• _WORK TO DO_
Copy nothing but the text: reproduce each line of the listing exactly and leave the pictures out.

• _DATA PROVIDED_
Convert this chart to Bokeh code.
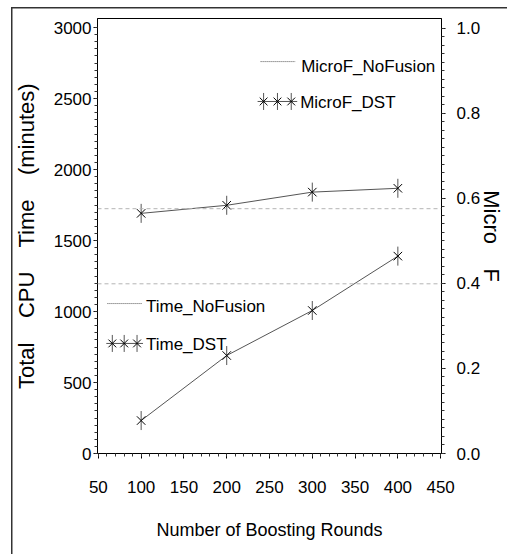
from bokeh.plotting import figure
from bokeh.models import Range1d, LinearAxis, FixedTicker, NumeralTickFormatter, Span
from bokeh.core.properties import value
from bokeh.embed import file_html
from bokeh.resources import INLINE
import numpy as np

# --- data -------------------------------------------------------------
ROUNDS = [100, 200, 300, 400]
TIME_DST = [232, 690, 1007, 1390]          # minutes
TIME_NOFUSION = 1195                        # minutes, constant baseline
MICROF_DST = [0.565, 0.584, 0.615, 0.624]   # micro F
MICROF_NOFUSION = 0.576                     # micro F, constant baseline

X_TICKS = [50, 100, 150, 200, 250, 300, 350, 400, 450]
TIME_TICKS = [0, 500, 1000, 1500, 2000, 2500, 3000]
F_TICKS = [0.0, 0.2, 0.4, 0.6, 0.8, 1.0]

# legend layout (in x / left-axis units)
LEG_F_LINE_X = [239.6, 280.0]
LEG_F_LINE_Y = 2760
LEG_F_TEXT_XY = (287.0, 2725)
LEG_F_STAR_X = [243.1, 259.3, 275.4]
LEG_F_STAR_Y = 2479
LEG_F_DST_TEXT_XY = (285.8, 2472)

LEG_T_LINE_X = [60.6, 101.0]
LEG_T_LINE_Y = 1056
LEG_T_TEXT_XY = (105.6, 1035)
LEG_T_STAR_X = [66.3, 80.2, 95.2]
LEG_T_STAR_Y = 775
LEG_T_DST_TEXT_XY = (105.6, 768)

FONT = "Liberation Sans"
LINE_GRAY = "#555555"
REF_GRAY = "#b4b4b4"
NB = "\u00a0"

p = figure(width=507, height=554, output_backend="svg", toolbar_location=None,
           x_range=Range1d(49, 451), y_range=Range1d(0, 3063.4),
           min_border_left=97, min_border_right=62,
           min_border_top=18, min_border_bottom=101)
p.extra_y_ranges = {"f": Range1d(0, 1.0235)}
p.xgrid.visible = False
p.ygrid.visible = False
p.outline_line_color = "black"
p.outline_line_width = 1
p.background_fill_color = "white"
p.border_fill_alpha = 0
# page frame: top and left rules drawn behind the transparent border area
p.styles = {
    "background-color": "white",
    "background-image": "linear-gradient(#333,#333), linear-gradient(#333,#333)",
    "background-size": "100% 1.5px, 1.5px 100%",
    "background-position": "11px 7px, 11px 7px",
    "background-repeat": "no-repeat",
}


def style_axis(ax, tick_out, standoff):
    ax.axis_line_color = "black"
    ax.axis_line_width = 1
    ax.major_tick_line_color = "black"
    ax.minor_tick_line_color = "#333333"
    ax.major_tick_in = 0
    ax.major_tick_out = tick_out
    ax.minor_tick_in = 0
    ax.minor_tick_out = 3
    ax.major_label_text_font = FONT
    ax.major_label_text_font_size = "17px"
    ax.major_label_text_color = "black"
    ax.major_label_standoff = standoff
    ax.axis_label_text_font = FONT
    ax.axis_label_text_font_style = "normal"
    ax.axis_label_text_color = "black"


# bottom axis
xax = p.xaxis[0]
xax.ticker = FixedTicker(ticks=X_TICKS,
                         minor_ticks=list(np.arange(X_TICKS[0], X_TICKS[-1] + 1, 10)))
style_axis(xax, 5, 22)
xax.axis_label = "Number of Boosting Rounds"
xax.axis_label_text_font_size = "18px"
xax.axis_label_standoff = 24

# left axis
yax = p.yaxis[0]
yax.ticker = FixedTicker(ticks=TIME_TICKS,
                         minor_ticks=list(np.arange(TIME_TICKS[0], TIME_TICKS[-1] + 1, 50)))
style_axis(yax, 4, 2)
gap = NB * 3 + " "
yax.axis_label = gap.join(["Total", "CPU", "Time", "(minutes)"])
yax.axis_label_text_font_size = "22px"
yax.axis_label_standoff = 12

# right axis
rax = LinearAxis(y_range_name="f",
                 ticker=FixedTicker(ticks=F_TICKS,
                                    minor_ticks=[round(v, 2) for v in np.arange(0, 1.001, 0.02)]),
                 formatter=NumeralTickFormatter(format="0.0"))
style_axis(rax, 4, 11)
rax.axis_label = "Micro" + NB * 4 + "F"
rax.axis_label_text_font_size = "22px"
rax.axis_label_standoff = -4
p.add_layout(rax, "right")

# reference (no fusion) levels
p.add_layout(Span(location=TIME_NOFUSION, dimension="width",
                  line_color=REF_GRAY, line_dash="4 3", line_width=1))
p.add_layout(Span(location=MICROF_NOFUSION, dimension="width", y_range_name="f",
                  line_color=REF_GRAY, line_dash="4 3", line_width=1))


def star(xs, ys, y_range_name="default", size=12, stem=19):
    p.scatter(xs, ys, marker="dash", angle=np.pi / 2, size=stem,
              line_color=LINE_GRAY, line_width=1, y_range_name=y_range_name)
    p.scatter(xs, ys, marker="x", size=size, line_color="black",
              line_width=1, y_range_name=y_range_name)


# DST series
p.line(ROUNDS, TIME_DST, line_color=LINE_GRAY, line_width=1)
star(ROUNDS, TIME_DST)
p.line(ROUNDS, MICROF_DST, line_color=LINE_GRAY, line_width=1, y_range_name="f")
star(ROUNDS, MICROF_DST, y_range_name="f")

# legends
for lx, ly in [(LEG_F_LINE_X, LEG_F_LINE_Y), (LEG_T_LINE_X, LEG_T_LINE_Y)]:
    p.line(lx, [ly, ly], line_color=LINE_GRAY, line_dash="1 1", line_width=1)
for sx, sy in [(LEG_F_STAR_X, LEG_F_STAR_Y), (LEG_T_STAR_X, LEG_T_STAR_Y)]:
    p.line([sx[0] - 7, sx[-1] + 7], [sy, sy], line_color=LINE_GRAY, line_width=1)
    star(sx, [sy] * len(sx), size=11, stem=17)

labels = [(LEG_F_TEXT_XY, "MicroF_NoFusion"), (LEG_F_DST_TEXT_XY, "MicroF_DST"),
          (LEG_T_TEXT_XY, "Time_NoFusion"), (LEG_T_DST_TEXT_XY, "Time_DST")]
p.text(x=[xy[0] for xy, _ in labels], y=[xy[1] for xy, _ in labels],
       text=[t for _, t in labels], text_font=value(FONT), text_font_size="17px",
       text_align="left", text_baseline="middle", text_color="black")

open("out.html", "w").write(file_html(p, INLINE))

• _FINISHED EXERCISE_
Convert this chart to Bokeh code.
from bokeh.plotting import figure
from bokeh.models import Range1d, LinearAxis, FixedTicker, NumeralTickFormatter, Span
from bokeh.core.properties import value
from bokeh.embed import file_html
from bokeh.resources import INLINE
import numpy as np

# --- data -------------------------------------------------------------
ROUNDS = [100, 200, 300, 400]
TIME_DST = [232, 690, 1007, 1390]          # minutes
TIME_NOFUSION = 1195                        # minutes, constant baseline
MICROF_DST = [0.565, 0.584, 0.615, 0.624]   # micro F
MICROF_NOFUSION = 0.576                     # micro F, constant baseline

X_TICKS = [50, 100, 150, 200, 250, 300, 350, 400, 450]
TIME_TICKS = [0, 500, 1000, 1500, 2000, 2500, 3000]
F_TICKS = [0.0, 0.2, 0.4, 0.6, 0.8, 1.0]

# legend layout (in x / left-axis units)
LEG_F_LINE_X = [239.6, 280.0]
LEG_F_LINE_Y = 2760
LEG_F_TEXT_XY = (287.0, 2725)
LEG_F_STAR_X = [243.1, 259.3, 275.4]
LEG_F_STAR_Y = 2479
LEG_F_DST_TEXT_XY = (285.8, 2472)

LEG_T_LINE_X = [60.6, 101.0]
LEG_T_LINE_Y = 1056
LEG_T_TEXT_XY = (105.6, 1035)
LEG_T_STAR_X = [66.3, 80.2, 95.2]
LEG_T_STAR_Y = 775
LEG_T_DST_TEXT_XY = (105.6, 768)

FONT = "Liberation Sans"
LINE_GRAY = "#555555"
REF_GRAY = "#b4b4b4"
NB = "\u00a0"

p = figure(width=507, height=554, output_backend="svg", toolbar_location=None,
           x_range=Range1d(49, 451), y_range=Range1d(0, 3063.4),
           min_border_left=97, min_border_right=62,
           min_border_top=18, min_border_bottom=101)
p.extra_y_ranges = {"f": Range1d(0, 1.0235)}
p.xgrid.visible = False
p.ygrid.visible = False
p.outline_line_color = "black"
p.outline_line_width = 1
p.background_fill_color = "white"
p.border_fill_alpha = 0
# page frame: top and left rules drawn behind the transparent border area
p.styles = {
    "background-color": "white",
    "background-image": "linear-gradient(#333,#333), linear-gradient(#333,#333)",
    "background-size": "100% 1.5px, 1.5px 100%",
    "background-position": "11px 7px, 11px 7px",
    "background-repeat": "no-repeat",
}


def style_axis(ax, tick_out, standoff):
    ax.axis_line_color = "black"
    ax.axis_line_width = 1
    ax.major_tick_line_color = "black"
    ax.minor_tick_line_color = "#333333"
    ax.major_tick_in = 0
    ax.major_tick_out = tick_out
    ax.minor_tick_in = 0
    ax.minor_tick_out = 3
    ax.major_label_text_font = FONT
    ax.major_label_text_font_size = "17px"
    ax.major_label_text_color = "black"
    ax.major_label_standoff = standoff
    ax.axis_label_text_font = FONT
    ax.axis_label_text_font_style = "normal"
    ax.axis_label_text_color = "black"


# bottom axis
xax = p.xaxis[0]
xax.ticker = FixedTicker(ticks=X_TICKS,
                         minor_ticks=list(np.arange(X_TICKS[0], X_TICKS[-1] + 1, 10)))
style_axis(xax, 5, 22)
xax.axis_label = "Number of Boosting Rounds"
xax.axis_label_text_font_size = "18px"
xax.axis_label_standoff = 24

# left axis
yax = p.yaxis[0]
yax.ticker = FixedTicker(ticks=TIME_TICKS,
                         minor_ticks=list(np.arange(TIME_TICKS[0], TIME_TICKS[-1] + 1, 50)))
style_axis(yax, 4, 2)
gap = NB * 3 + " "
yax.axis_label = gap.join(["Total", "CPU", "Time", "(minutes)"])
yax.axis_label_text_font_size = "22px"
yax.axis_label_standoff = 12

# right axis
rax = LinearAxis(y_range_name="f",
                 ticker=FixedTicker(ticks=F_TICKS,
                                    minor_ticks=[round(v, 2) for v in np.arange(0, 1.001, 0.02)]),
                 formatter=NumeralTickFormatter(format="0.0"))
style_axis(rax, 4, 11)
rax.axis_label = "Micro" + NB * 4 + "F"
rax.axis_label_text_font_size = "22px"
rax.axis_label_standoff = -4
p.add_layout(rax, "right")

# reference (no fusion) levels
p.add_layout(Span(location=TIME_NOFUSION, dimension="width",
                  line_color=REF_GRAY, line_dash="4 3", line_width=1))
p.add_layout(Span(location=MICROF_NOFUSION, dimension="width", y_range_name="f",
                  line_color=REF_GRAY, line_dash="4 3", line_width=1))


def star(xs, ys, y_range_name="default", size=12, stem=19):
    p.scatter(xs, ys, marker="dash", angle=np.pi / 2, size=stem,
              line_color=LINE_GRAY, line_width=1, y_range_name=y_range_name)
    p.scatter(xs, ys, marker="x", size=size, line_color="black",
              line_width=1, y_range_name=y_range_name)


# DST series
p.line(ROUNDS, TIME_DST, line_color=LINE_GRAY, line_width=1)
star(ROUNDS, TIME_DST)
p.line(ROUNDS, MICROF_DST, line_color=LINE_GRAY, line_width=1, y_range_name="f")
star(ROUNDS, MICROF_DST, y_range_name="f")

# legends
for lx, ly in [(LEG_F_LINE_X, LEG_F_LINE_Y), (LEG_T_LINE_X, LEG_T_LINE_Y)]:
    p.line(lx, [ly, ly], line_color=LINE_GRAY, line_dash="1 1", line_width=1)
for sx, sy in [(LEG_F_STAR_X, LEG_F_STAR_Y), (LEG_T_STAR_X, LEG_T_STAR_Y)]:
    p.line([sx[0] - 7, sx[-1] + 7], [sy, sy], line_color=LINE_GRAY, line_width=1)
    star(sx, [sy] * len(sx), size=11, stem=17)

labels = [(LEG_F_TEXT_XY, "MicroF_NoFusion"), (LEG_F_DST_TEXT_XY, "MicroF_DST"),
          (LEG_T_TEXT_XY, "Time_NoFusion"), (LEG_T_DST_TEXT_XY, "Time_DST")]
p.text(x=[xy[0] for xy, _ in labels], y=[xy[1] for xy, _ in labels],
       text=[t for _, t in labels], text_font=value(FONT), text_font_size="17px",
       text_align="left", text_baseline="middle", text_color="black")

open("out.html", "w").write(file_html(p, INLINE))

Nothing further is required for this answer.